Only the tree algorithm for the MergeSort function is implemented since the heap version is not well adapted for the CUDA programming model. Indeed, an interval is not processed by a single thread but it is processed by a group of t threads, called a block in the CUDA terminology. So for each interval, a group of threads constructs a temporary tree in order to merge and sort the terms. Atomic instructions have been used in order to reduce the number of synchronization inside the group of threads. To avoid the divergence of the execution path of the threads inside a group, this one handles the terms line after line. Only t elements of the array L min are stored in the shared memory of the GPU at the same time in order to reduce the memory consumption and to avoid access to the global memory. In our implementation, the reconstruction of the canonical distributed representation from the tree is performed on the host processor with one host thread per GPU and overlaps the computations by the GPU. A simple static scheduling is performed : ns 5g intervals are processed at a same time by a GPU if g GPUs are used for the computations. So each GPU executes 5 times the kernel function. More sophisticated scheduling may be done by overlapping memory transfer between the host and GPU memory. As no version of the GMP library is available for the GPU side, double-precision floating point numbers have been used for the coefficients on CPU and GPU. Table 2 shows the execution time and speedup obtained on the GPU with different number of threads (t) inside the group. As the kernel function needs to be transferred on the card by the CUDA driver, the timings are the average of eight executions without two first useless executions. The group of 64 threads has the best execution time for the three examples. The scalability on several GPUs is not linear for several reasons. The major reason is that the four cards share the two links to the host.

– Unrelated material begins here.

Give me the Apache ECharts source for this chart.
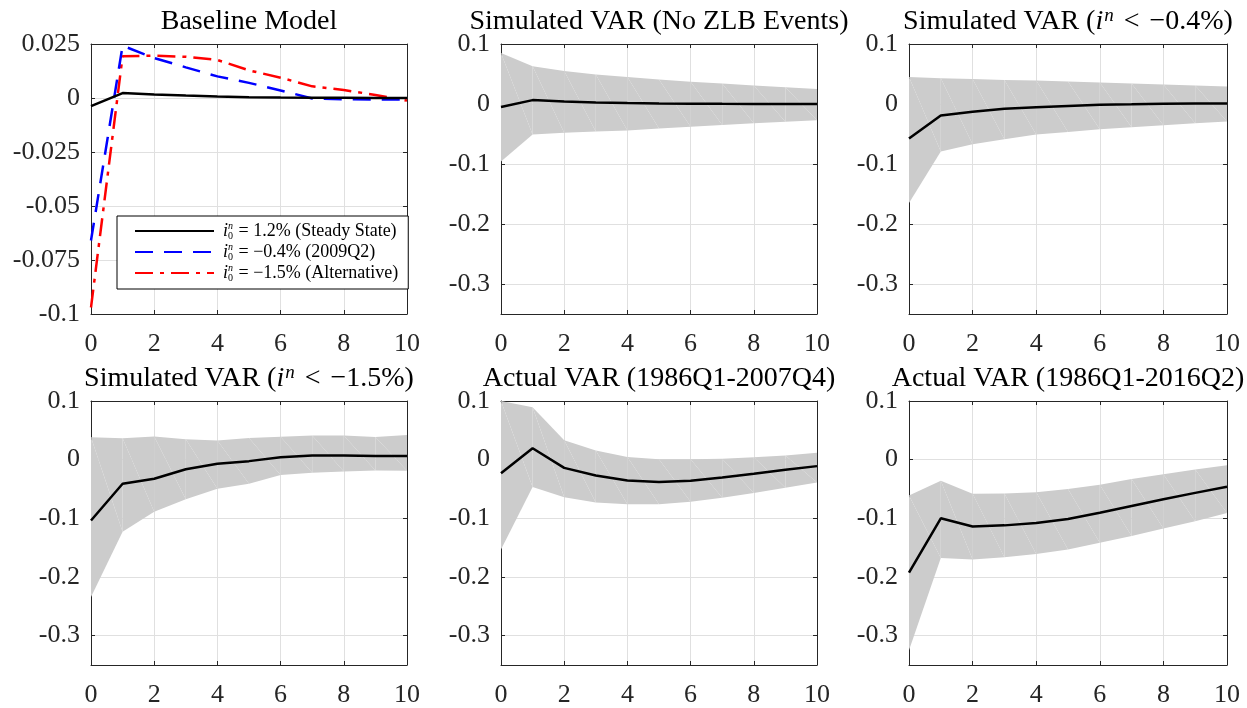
<!DOCTYPE html>
<html>
<head>
<meta charset="utf-8">
<title>Impulse responses</title>
<script src="https://cdn.jsdelivr.net/npm/echarts@6/dist/echarts.min.js"></script>
<style>
  html, body { margin: 0; padding: 0; background: #fff; }
  #chart { width: 1247px; height: 708px; }
</style>
</head>
<body>
<div id="chart"></div>
<script>
// Quarters after the shock
const horizon = [0, 1, 2, 3, 4, 5, 6, 7, 8, 9, 10];
const xTicks = [0, 2, 4, 6, 8, 10];

// Baseline model responses for three initial natural rates
const baseSteady = [-0.0038, 0.0023, 0.0016, 0.0011, 0.0007, 0.0004, 0.0002, 0.0001, 0.0001, 0.0000, 0.0000];
const base2009 = [-0.066, 0.0242, 0.0185, 0.0142, 0.0100, 0.0070, 0.0035, -0.0002, -0.0006, -0.0007, -0.0007];
const baseAlt = [-0.097, 0.0193, 0.0196, 0.0191, 0.0176, 0.0128, 0.0094, 0.0054, 0.0037, 0.0014, -0.0012];
const baseLegend = ['1.2% (Steady State)', '\u22120.4% (2009Q2)', '\u22121.5% (Alternative)'];

// Simulated VAR, no ZLB events
const noZlbMid = [-0.005, 0.0065, 0.004, 0.0025, 0.0015, 0.001, 0.0006, 0.0003, 0.0001, 0.0000, -0.0001];
const noZlbHi = [0.085, 0.063, 0.055, 0.049, 0.045, 0.041, 0.037, 0.034, 0.031, 0.028, 0.025];
const noZlbLo = [-0.096, -0.051, -0.048, -0.046, -0.044, -0.041, -0.038, -0.035, -0.032, -0.0295, -0.027];

// Simulated VAR, i^n < -0.4%
const sim04Mid = [-0.0576, -0.019, -0.013, -0.0078, -0.0055, -0.0033, -0.0011, -0.0005, 0.0005, 0.001, 0.001];
const sim04Hi = [0.045, 0.043, 0.0415, 0.040, 0.039, 0.0377, 0.036, 0.034, 0.0327, 0.031, 0.029];
const sim04Lo = [-0.165, -0.079, -0.067, -0.0587, -0.051, -0.0465, -0.042, -0.0388, -0.0355, -0.032, -0.029];

// Simulated VAR, i^n < -1.5%
const sim15Mid = [-0.1036, -0.041, -0.0325, -0.0164, -0.007, -0.0025, 0.004, 0.007, 0.007, 0.0064, 0.0064];
const sim15Hi = [0.038, 0.0364, 0.0397, 0.035, 0.0325, 0.037, 0.039, 0.0414, 0.0414, 0.0386, 0.042];
const sim15Lo = [-0.234, -0.123, -0.0886, -0.0675, -0.0497, -0.041, -0.026, -0.0225, -0.020, -0.0186, -0.019];

// Actual VAR, 1986Q1-2007Q4
const act07Mid = [-0.023, 0.0194, -0.014, -0.027, -0.0355, -0.038, -0.036, -0.0305, -0.024, -0.017, -0.011];
const act07Hi = [0.1, 0.0894, 0.0333, 0.0155, 0.0044, 0.0005, 0.0005, 0.0017, 0.004, 0.0072, 0.012];
const act07Lo = [-0.153, -0.0466, -0.064, -0.073, -0.076, -0.076, -0.0717, -0.065, -0.0567, -0.048, -0.039];

// Actual VAR, 1986Q1-2016Q2
const act16Mid = [-0.1925, -0.1, -0.114, -0.112, -0.108, -0.101, -0.0905, -0.079, -0.0675, -0.0566, -0.046];
const act16Hi = [-0.061, -0.036, -0.058, -0.0577, -0.0555, -0.05, -0.0427, -0.033, -0.025, -0.0166, -0.0094];
const act16Lo = [-0.325, -0.1675, -0.170, -0.1665, -0.161, -0.153, -0.1415, -0.130, -0.1175, -0.105, -0.091];

// Y-axis tick labels
const baseYTicks = [-0.1, -0.075, -0.05, -0.025, 0, 0.025];
const varYTicks = [-0.3, -0.2, -0.1, 0, 0.1];

// ---- layout ----
const FONT = 'Liberation Serif';
const AXIS_COLOR = '#262626';
const GRID_COLOR = '#e0e0e0';
const BAND_COLOR = '#cccccc';
const colLeft = [91, 501, 909];
const colWidth = [316, 316, 318];
const rowTop = [44, 401];
const plotHeight = 270;
const titleTop = [6, 363];

const panels = [
  { title: '{t|Baseline Model}', ymin: -0.1, ymax: 0.025, yint: 0.025 },
  { title: '{t|Simulated VAR (No ZLB Events)}', mid: noZlbMid, hi: noZlbHi, lo: noZlbLo },
  { title: '{t|Simulated VAR (}{it|i}{sup|n}{rel|<}{t|\u22120.4%)}', mid: sim04Mid, hi: sim04Hi, lo: sim04Lo },
  { title: '{t|Simulated VAR (}{it|i}{sup|n}{rel|<}{t|\u22121.5%)}', mid: sim15Mid, hi: sim15Hi, lo: sim15Lo },
  { title: '{t|Actual VAR (1986Q1-2007Q4)}', mid: act07Mid, hi: act07Hi, lo: act07Lo },
  { title: '{t|Actual VAR (1986Q1-2016Q2)}', mid: act16Mid, hi: act16Hi, lo: act16Lo }
];

const pairs = (ys) => horizon.map((h, i) => [h, ys[i]]);

// One record per horizon step: [x0, lo0, hi0, x1, lo1, hi1]
const bandSegments = (lo, hi) => horizon.slice(0, -1).map((h, i) =>
  [h, lo[i], hi[i], horizon[i + 1], lo[i + 1], hi[i + 1]]);

// Confidence band drawn as two triangles per step
function renderBand(params, api) {
  const a = api.coord([api.value(0), api.value(1)]);
  const b = api.coord([api.value(0), api.value(2)]);
  const c = api.coord([api.value(3), api.value(5)]);
  const d = api.coord([api.value(3), api.value(4)]);
  const style = { fill: BAND_COLOR, stroke: null };
  return {
    type: 'group',
    children: [
      { type: 'polygon', shape: { points: [a, b, d] }, style: style },
      { type: 'polygon', shape: { points: [b, c, d] }, style: style }
    ]
  };
}

const grids = [], xAxes = [], yAxes = [], titles = [], series = [];

const TS = 28;
const titleRich = {
  t: { fontFamily: FONT, fontSize: TS, fontWeight: 'normal', color: '#000', lineHeight: 32 },
  it: { fontFamily: FONT, fontSize: TS, fontWeight: 'normal', fontStyle: 'italic', color: '#000', lineHeight: 32 },
  sup: { fontFamily: FONT, fontSize: 19, fontWeight: 'normal', fontStyle: 'italic', color: '#000', lineHeight: 32, padding: [0, 2, 13, 1] },
  rel: { fontFamily: FONT, fontSize: TS, fontWeight: 'normal', color: '#000', lineHeight: 32, padding: [0, 10, 0, 8] }
};

panels.forEach((p, k) => {
  const r = Math.floor(k / 3), c = k % 3;
  grids.push({ left: colLeft[c], top: rowTop[r], width: colWidth[c], height: plotHeight, containLabel: false });
  titles.push({
    text: p.title,
    left: colLeft[c] + colWidth[c] / 2,
    top: titleTop[r],
    textAlign: 'center',
    padding: 0,
    textStyle: { fontWeight: 'normal', rich: titleRich }
  });

  const isBase = k === 0;
  const ymin = isBase ? p.ymin : -0.35;
  const ymax = isBase ? p.ymax : 0.1;
  const yTicks = isBase ? baseYTicks : varYTicks;

  const lineCommon = { show: true, lineStyle: { color: AXIS_COLOR, width: 1 } };
  const tickCommon = { show: true, inside: true, length: 4, lineStyle: { color: AXIS_COLOR, width: 1 } };

  xAxes.push({
    type: 'value', gridIndex: k, position: 'bottom', min: 0, max: 10, interval: 2,
    axisLine: Object.assign({ onZero: false }, lineCommon), axisTick: tickCommon,
    axisLabel: { color: AXIS_COLOR, fontFamily: FONT, fontSize: 26, margin: 17, customValues: xTicks },
    splitLine: { show: true, lineStyle: { color: GRID_COLOR, width: 1 } }
  });
  xAxes.push({
    type: 'value', gridIndex: k, position: 'top', min: 0, max: 10, interval: 2,
    axisLine: Object.assign({ onZero: false }, lineCommon), axisTick: tickCommon,
    axisLabel: { show: false }, splitLine: { show: false }
  });
  const yLabel = { color: AXIS_COLOR, fontFamily: FONT, fontSize: 26, margin: 11, customValues: yTicks,
    formatter: (v) => String(Math.round(v * 1000) / 1000) };
  yAxes.push({
    type: 'value', gridIndex: k, position: 'left', min: ymin, max: ymax,
    interval: isBase ? p.yint : undefined, splitNumber: 5,
    axisLine: Object.assign({ onZero: false }, lineCommon),
    axisTick: Object.assign({ customValues: yTicks }, tickCommon),
    axisLabel: yLabel,
    splitLine: { show: true, lineStyle: { color: GRID_COLOR, width: 1 } }
  });
  yAxes.push({
    type: 'value', gridIndex: k, position: 'right', min: ymin, max: ymax,
    interval: isBase ? p.yint : undefined, splitNumber: 5,
    axisLine: Object.assign({ onZero: false }, lineCommon),
    axisTick: Object.assign({ customValues: yTicks }, tickCommon),
    axisLabel: { show: false }, splitLine: { show: false }
  });

  const xi = 2 * k, yi = 2 * k;
  if (isBase) {
    const baseSets = [
      { data: baseSteady, color: '#000000', type: 'solid' },
      { data: base2009, color: '#0000ff', type: [18, 11] },
      { data: baseAlt, color: '#ff0000', type: [18, 7, 4, 7] }
    ];
    baseSets.forEach((s, j) => {
      series.push({
        type: 'line', name: baseLegend[j], xAxisIndex: xi, yAxisIndex: yi,
        data: pairs(s.data), symbol: 'none', silent: true, animation: false,
        lineStyle: { color: s.color, width: 2.5, type: s.type }, itemStyle: { color: s.color },
        z: 3 + (2 - j)
      });
    });
  } else {
    series.push({
      type: 'custom', xAxisIndex: xi, yAxisIndex: yi, silent: true, animation: false, clip: true,
      data: bandSegments(p.lo, p.hi),
      encode: { x: [0, 3], y: [1, 2, 4, 5] },
      renderItem: renderBand, z: 2
    });
    series.push({
      type: 'line', xAxisIndex: xi, yAxisIndex: yi,
      data: pairs(p.mid), symbol: 'none', silent: true, animation: false,
      lineStyle: { color: '#000', width: 2.5 }, z: 4
    });
  }
});

const LS = 18;
const chart = echarts.init(document.getElementById('chart'), null, { renderer: 'canvas' });
chart.setOption({
  backgroundColor: '#ffffff',
  animation: false,
  title: titles,
  grid: grids,
  xAxis: xAxes,
  yAxis: yAxes,
  legend: {
    data: baseLegend,
    orient: 'vertical',
    left: 117, top: 216,
    padding: [5, 10, 6, 17],
    itemGap: 1,
    itemWidth: 79, itemHeight: 16,
    backgroundColor: '#ffffff',
    borderColor: '#000000', borderWidth: 1, borderRadius: 0,
    selectedMode: false,
    itemStyle: { color: 'rgba(0,0,0,0)', borderWidth: 0, opacity: 0 },
    formatter: (name) => '{i|i}{n|n}{z|0}{t| = ' + name + '}',
    textStyle: {
      fontFamily: FONT, fontSize: LS, color: '#000', padding: [0, 0, 0, 4], lineHeight: 22,
      rich: {
        i: { fontFamily: FONT, fontSize: LS, fontStyle: 'italic', color: '#000', lineHeight: 20 },
        n: { fontFamily: FONT, fontSize: 10, fontStyle: 'italic', color: '#000', width: 0, lineHeight: 10, verticalAlign: 'top' },
        z: { fontFamily: FONT, fontSize: 10, color: '#000', lineHeight: 10, verticalAlign: 'bottom', padding: [0, 1, 0, 0] },
        t: { fontFamily: FONT, fontSize: LS, color: '#000', lineHeight: 20 }
      }
    }
  },
  series: series
});
</script>
</body>
</html>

A better dynamic scheduling should be done using an optimized heterogeneous scheduler, such as StarPU [17] , and the computations on the card are not overlapped by the memory transfer. For comparison, the execution time of Trip, Piranha and DMPMC on the same host computer are reported in Table 3 with the same kind of numerical coefficients.
Conclusions
The proposed algorithm for the multiplication of sparse multivariate polynomials stored in a distributed format does not have any bottleneck related to the numbers of cores due to the lack of synchronization or locks during the main parallel step. But it requires a preliminary one time step to tune the size of the grid to the targeted hardware. The range of targeted processor units is wide for our algorithm. The only drawback comes from the time to transfer data between nodes on the distributed memory systems due to the limited performance of the interconnection network. It can use any available fastest sequential merge and sort algorithm to generate the terms of the result and can benefit from any efficient dynamic scheduling. A more appropriate algorithm for this merge and sort step may be designed for the GPU hardware in order to take into account all features of these specialized hardware.